-------- DATA

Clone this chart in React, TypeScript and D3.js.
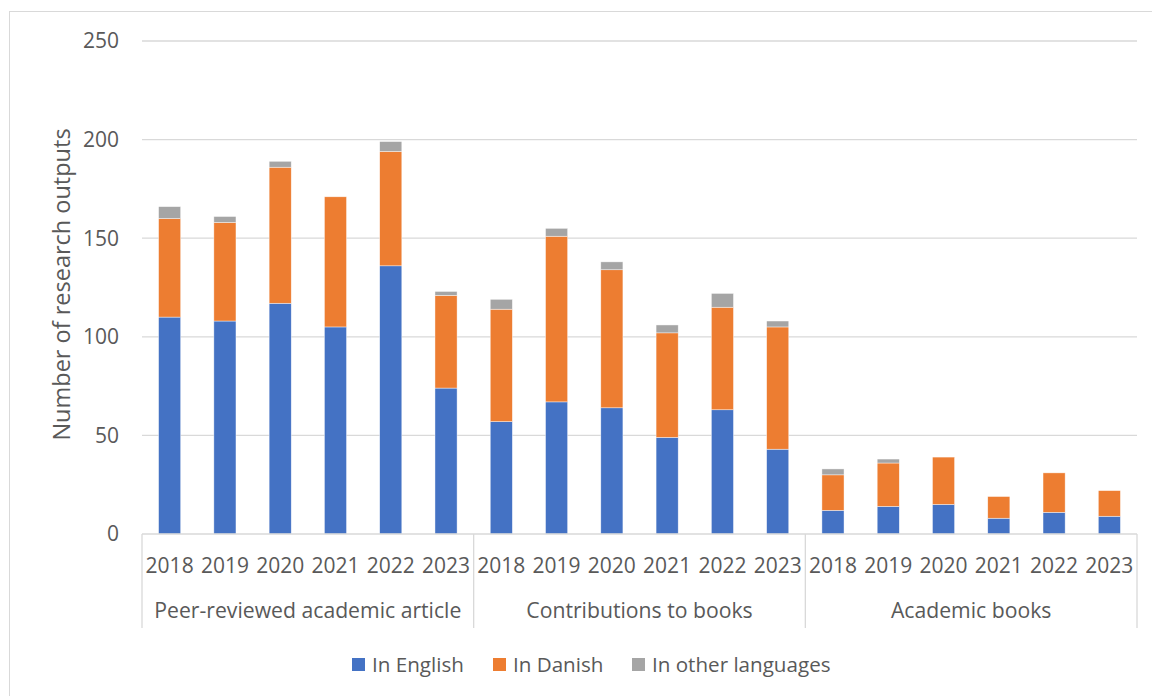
import React from "react";
import * as d3 from "d3";

const groups = ["Peer-reviewed academic article", "Contributions to books", "Academic books"];
const years = ["2018", "2019", "2020", "2021", "2022", "2023"];
const seriesNames = ["In English", "In Danish", "In other languages"];
const seriesColors = ["#4472c4", "#ed7d31", "#a5a5a5"];
const english = [110, 108, 117, 105, 136, 74, 57, 67, 64, 49, 63, 43, 12, 14, 15, 8, 11, 9];
const danish = [50, 50, 69, 66, 58, 47, 57, 84, 70, 53, 52, 62, 18, 22, 24, 11, 20, 13];
const other = [6, 3, 3, 0, 5, 2, 5, 4, 4, 4, 7, 3, 3, 2, 0, 0, 0, 0];
const yTicks = [0, 50, 100, 150, 200, 250];

const W = 1152;
const H = 696;
const left = 142;
const right = 1137;
const top = 41;
const bottom = 534;
const FONT = "'Open Sans', 'Noto Sans', sans-serif";
const TXT = "#595959";

export default function App() {
  const keys = groups.flatMap((g, gi) => years.map((y) => `${gi}-${y}`));
  const rows = keys.map((k, i) => ({ key: k, english: english[i], danish: danish[i], other: other[i] }));
  const x = d3.scaleBand<string>().domain(keys).range([left, right]).paddingInner(0.6).paddingOuter(0.3);
  const y = d3.scaleLinear().domain([0, 250]).range([bottom, top]);
  const stack = d3.stack<any>().keys(["english", "danish", "other"]);
  const stacked = stack(rows);
  const step = x.step();
  const groupW = step * years.length;

  const legendItems = [
    { name: seriesNames[0], x: 352 },
    { name: seriesNames[1], x: 493 },
    { name: seriesNames[2], x: 632 },
  ];

  return (
    <svg width={W} height={H} style={{ position: "absolute", left: 0, top: 0, background: "#fff" }} fontFamily={FONT}>
      <rect x={9.5} y={11.5} width={1300} height={900} fill="#fff" stroke="#d9d9d9" strokeWidth={1} />
      {yTicks.map((t) => (
        <g key={t}>
          {t > 0 && <line x1={left} x2={right} y1={y(t)} y2={y(t)} stroke="#d9d9d9" strokeWidth={1.3} />}
          <text x={119} y={y(t)} dy="0.35em" textAnchor="end" fontSize={21} fill={TXT}>
            {t}
          </text>
        </g>
      ))}
      <text
        transform={`translate(62,${(top + bottom) / 2 - 3}) rotate(-90)`}
        textAnchor="middle"
        dy="0.35em"
        fontSize={23.5}
        fill={TXT}
      >
        Number of research outputs
      </text>
      {stacked.map((s, si) => (
        <g key={si} fill={seriesColors[si]}>
          {s.map((d, i) =>
            d[1] - d[0] > 0 ? (
              <rect
                key={i}
                x={x(keys[i])!}
                width={x.bandwidth()}
                y={y(d[1])}
                height={y(d[0]) - y(d[1])}
                stroke="#fff"
                strokeWidth={0.6}
                strokeOpacity={0.7}
              />
            ) : null
          )}
        </g>
      ))}
      <line x1={left} x2={right} y1={bottom} y2={bottom} stroke="#d9d9d9" strokeWidth={1.3} />
      {[0, 1, 2, 3].map((i) => (
        <line key={i} x1={left + i * groupW} x2={left + i * groupW} y1={bottom} y2={628} stroke="#d9d9d9" strokeWidth={1.3} />
      ))}
      {keys.map((k, i) => (
        <text key={k} x={x(k)! + x.bandwidth() / 2} y={566} dy="0.35em" textAnchor="middle" fontSize={21} fill={TXT}>
          {years[i % years.length]}
        </text>
      ))}
      {groups.map((g, gi) => (
        <text key={g} x={left + gi * groupW + groupW / 2} y={611} dy="0.35em" textAnchor="middle" fontSize={21.2} fill={TXT}>
          {g}
        </text>
      ))}
      {legendItems.map((l, i) => (
        <g key={l.name}>
          <rect x={l.x} y={658} width={13} height={13} fill={seriesColors[i]} />
          <text x={l.x + 20} y={664.5} dy="0.35em" fontSize={20.6} fill={TXT}>
            {l.name}
          </text>
        </g>
      ))}
    </svg>
  );
}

----------------

WHAT THE TASK ASKS:
All the lines above are to be reproduced exactly, except the pictures.

FINAL RESULT:
Clone this chart in React, TypeScript and D3.js.
import React from "react";
import * as d3 from "d3";

const groups = ["Peer-reviewed academic article", "Contributions to books", "Academic books"];
const years = ["2018", "2019", "2020", "2021", "2022", "2023"];
const seriesNames = ["In English", "In Danish", "In other languages"];
const seriesColors = ["#4472c4", "#ed7d31", "#a5a5a5"];
const english = [110, 108, 117, 105, 136, 74, 57, 67, 64, 49, 63, 43, 12, 14, 15, 8, 11, 9];
const danish = [50, 50, 69, 66, 58, 47, 57, 84, 70, 53, 52, 62, 18, 22, 24, 11, 20, 13];
const other = [6, 3, 3, 0, 5, 2, 5, 4, 4, 4, 7, 3, 3, 2, 0, 0, 0, 0];
const yTicks = [0, 50, 100, 150, 200, 250];

const W = 1152;
const H = 696;
const left = 142;
const right = 1137;
const top = 41;
const bottom = 534;
const FONT = "'Open Sans', 'Noto Sans', sans-serif";
const TXT = "#595959";

export default function App() {
  const keys = groups.flatMap((g, gi) => years.map((y) => `${gi}-${y}`));
  const rows = keys.map((k, i) => ({ key: k, english: english[i], danish: danish[i], other: other[i] }));
  const x = d3.scaleBand<string>().domain(keys).range([left, right]).paddingInner(0.6).paddingOuter(0.3);
  const y = d3.scaleLinear().domain([0, 250]).range([bottom, top]);
  const stack = d3.stack<any>().keys(["english", "danish", "other"]);
  const stacked = stack(rows);
  const step = x.step();
  const groupW = step * years.length;

  const legendItems = [
    { name: seriesNames[0], x: 352 },
    { name: seriesNames[1], x: 493 },
    { name: seriesNames[2], x: 632 },
  ];

  return (
    <svg width={W} height={H} style={{ position: "absolute", left: 0, top: 0, background: "#fff" }} fontFamily={FONT}>
      <rect x={9.5} y={11.5} width={1300} height={900} fill="#fff" stroke="#d9d9d9" strokeWidth={1} />
      {yTicks.map((t) => (
        <g key={t}>
          {t > 0 && <line x1={left} x2={right} y1={y(t)} y2={y(t)} stroke="#d9d9d9" strokeWidth={1.3} />}
          <text x={119} y={y(t)} dy="0.35em" textAnchor="end" fontSize={21} fill={TXT}>
            {t}
          </text>
        </g>
      ))}
      <text
        transform={`translate(62,${(top + bottom) / 2 - 3}) rotate(-90)`}
        textAnchor="middle"
        dy="0.35em"
        fontSize={23.5}
        fill={TXT}
      >
        Number of research outputs
      </text>
      {stacked.map((s, si) => (
        <g key={si} fill={seriesColors[si]}>
          {s.map((d, i) =>
            d[1] - d[0] > 0 ? (
              <rect
                key={i}
                x={x(keys[i])!}
                width={x.bandwidth()}
                y={y(d[1])}
                height={y(d[0]) - y(d[1])}
                stroke="#fff"
                strokeWidth={0.6}
                strokeOpacity={0.7}
              />
            ) : null
          )}
        </g>
      ))}
      <line x1={left} x2={right} y1={bottom} y2={bottom} stroke="#d9d9d9" strokeWidth={1.3} />
      {[0, 1, 2, 3].map((i) => (
        <line key={i} x1={left + i * groupW} x2={left + i * groupW} y1={bottom} y2={628} stroke="#d9d9d9" strokeWidth={1.3} />
      ))}
      {keys.map((k, i) => (
        <text key={k} x={x(k)! + x.bandwidth() / 2} y={566} dy="0.35em" textAnchor="middle" fontSize={21} fill={TXT}>
          {years[i % years.length]}
        </text>
      ))}
      {groups.map((g, gi) => (
        <text key={g} x={left + gi * groupW + groupW / 2} y={611} dy="0.35em" textAnchor="middle" fontSize={21.2} fill={TXT}>
          {g}
        </text>
      ))}
      {legendItems.map((l, i) => (
        <g key={l.name}>
          <rect x={l.x} y={658} width={13} height={13} fill={seriesColors[i]} />
          <text x={l.x + 20} y={664.5} dy="0.35em" fontSize={20.6} fill={TXT}>
            {l.name}
          </text>
        </g>
      ))}
    </svg>
  );
}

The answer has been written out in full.